I could be digging too deep, but in my three decades of life, I’ve yet to hear, witness, participate in, or be made aware of any other racial group engaging in the sorts of verbal sparring that take place within the Black community. I’ve never met a “more white” person or a “less white person.” I’ve never met a “real Asian” or a “fake Asian.” And I’ve never crossed paths with a Native American who wasn’t very clear about the fact that they were indeed Native American. But the varying degrees and gradients of Blackness that we’ve created and the ongoing debate about what they all mean make that level of clarity almost impossible for us. Take myself for example, I didn’t know I “wasn’t Black” until middle school. It was then I learned that having an African parent somehow made me less Black. And to think, all this time I thought Black simply referred to a person or persons having African ancestry, whether recent or distant. Imagine my surprise in learning that my Nigerian father was also not a Black man. And if he wasn’t Black, as Black as he was, then who was?
It was at that time that I was introduced to all the many ways a Black person could be disqualified from their Blackness. Foreign accents were a given, a “white” sounding vernacular, eating specific foods, not eating specific foods, not knowing certain songs, being of mixed raced (the breakdown of the mix determines the level of Blackness), being from Latin America, Europe, Africa, or really any place outside of the United States, voting for trump, listening to Taylor Swift, etc. Now those last two might be legit, but when did Black Americans become the authority on Blackness? To this day, I find comments under my articles cavalierly dismissing my perspective because a Nigerian could never understand what it means to be Black. A seemingly contradictory statement in and of itself, but who defined what it meant to be Black in the first place and what good does it do our community as a whole to wield Blackness as a means of excluding one another? Don’t our global experiences as non-white people automatically lump us under the umbrella of second class citizens, which is essentially why the classification exists in the first place? And what would motivate us to use Blackness as a means of excluding diversity within a community that has experienced discrimination based on their differences alone for centuries?
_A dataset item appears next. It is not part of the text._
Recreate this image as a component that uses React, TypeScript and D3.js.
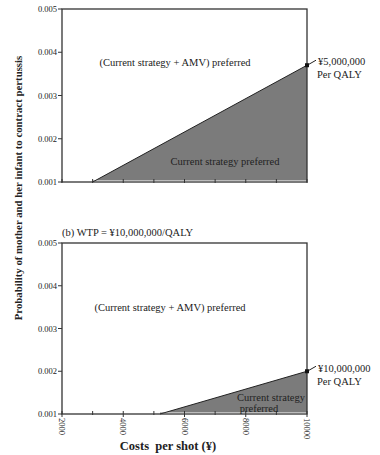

It’s often implied that a connection to the Transatlantic Slave Trade is a requirement for social identification with Blackness. We operate as if the further back a person can trace their lineage, the less Black they become. Even when that lineage reveals more people with brown and Black skin. This is evident with situations like the public scrutiny of Daniel Kaluuya, the U.K. born, Black African actor who starred in the film “Get Out.” Although the white characters and viewers seemed to be very clear about who the Black people were on the screen, there was some backlash from prominent Black American actors and viewers alike once it was revealed that Kaluuya was not American. Essentially, the argument boiled down to American Black people having a better understanding of racism and white supremacy and a more authentic experience with both. As if not being American excluded Kaluuya from being Black or somehow allowed the authenticity of his Blackness to be called into question.
We’ve witnessed celebrities with Latin American roots like LaLa Anthony, Cardi B, Rosario Dawson, and Zoe Saldana publicly making statements in declaration of their Blackness. Fighting to prove that they can be both native Spanish speakers and Black women and they’re absolutely right. These identities are not in opposition of one another nor should we treat them as such. You would think that with our eagerness to invite white people to imaginary cookouts and distribute Black passes to honor white mediocrity, we could find some room in our community for those of us who are actually Black by birth, not by trial period. Not only do we see people in these circumstances fighting to defend their positions within our social community, we see them fighting to defend their positions within their cultural communities where often times the color of their skin is unwanted and unwelcome. As Americans, we know this feeling all too well. Seeing bloody Black bodies sprawled across our Facebook feeds almost on a daily basis, we know the consequence of having Black skin in unwelcome places. And as we mimic white supremacy in all its forms, our community has also become an unwelcome place for some Black skin.
Although rarely discussed with candor, the historical ramifications of slavery and the fact that it left an entire group of people without a reachable homeland to connect to plays into this debacle as well. The belief is often that if you can default your nationality to a country outside of the US, then you forfeit your right to Blackness. This is essentially the rhetoric that declares, “You’re Kenyan? Oh, I thought you were Black!” or “Drake isn’t even Black, he’s half Jamaican and he’s from Canada,” as if these identities are mutually exclusive. And if we defaulted to our nationalities for social identities, wouldn’t being an American override being Black in the same fashion?
Well, once we get into what constitutes being just an American, we hit a couple of snags. I’m Nigerian by ancestry, American by citizenship, and Black by social classification. But make no mistake, I could never just be an American because this country has reserved American-ness for white people. No matter how many generations I birth in this country, they will never fully be American. Instead, they’ll always be some sort of pseudo American, maybe Black American, maybe Nigerian American, maybe African American, but they will never be just American. Why? Because being American is synonymous with being white and there is only one way to be white as we all know, and that’s by having full European ancestry. Once you mix, you lose your claim and that should surprise no one. Whiteness, in general, has always had a history of being exclusionary and, despite our being victims of these exclusionary systems and structures, we mimic their existence within our own communities. Creating unattainable expectations and embedding stereotypes into our own social identity. The fact that Black people of other nationalities can default to their countries of origin has no bearing on the racial classification that we’re forced to operate within. We do not get to deduct Blackness from people because they’re not Black the way we would prefer. And we don’t get to condemn people for not mirroring our views and life experiences. These exclusionary practices creep up in our online discussions, in our activism, in our parenting, in our day-to-day interactions, and they weaken our domestic and global communities. After all, how can we establish strong communities if we can’t even agree on how we all belong to them?
This isn’t just about the labeling of race, it’s also about the ownership of race and the belief that one must wield his or her identify like a weapon to strengthen its validity. As if someone being less Black somehow makes you more Black. The last thing we should be using against one other is this debilitating concept of race that we didn’t even create. We were many things before we were Black, we don’t stop being those things simply because white supremacy would have us believe there is no value in them. Race has been weaponized against us in this country and around the world and it’s time we had the discussion about how we’ve learned to weaponize race against each other. With that we can have the forward-moving discussion outlining what conscious decisions we need to make in order to be an inclusive space for all Black peoples from every inch of the globe. After all, there’s no use in us fighting for a better view from the ship if it’s taking us all to the same destination.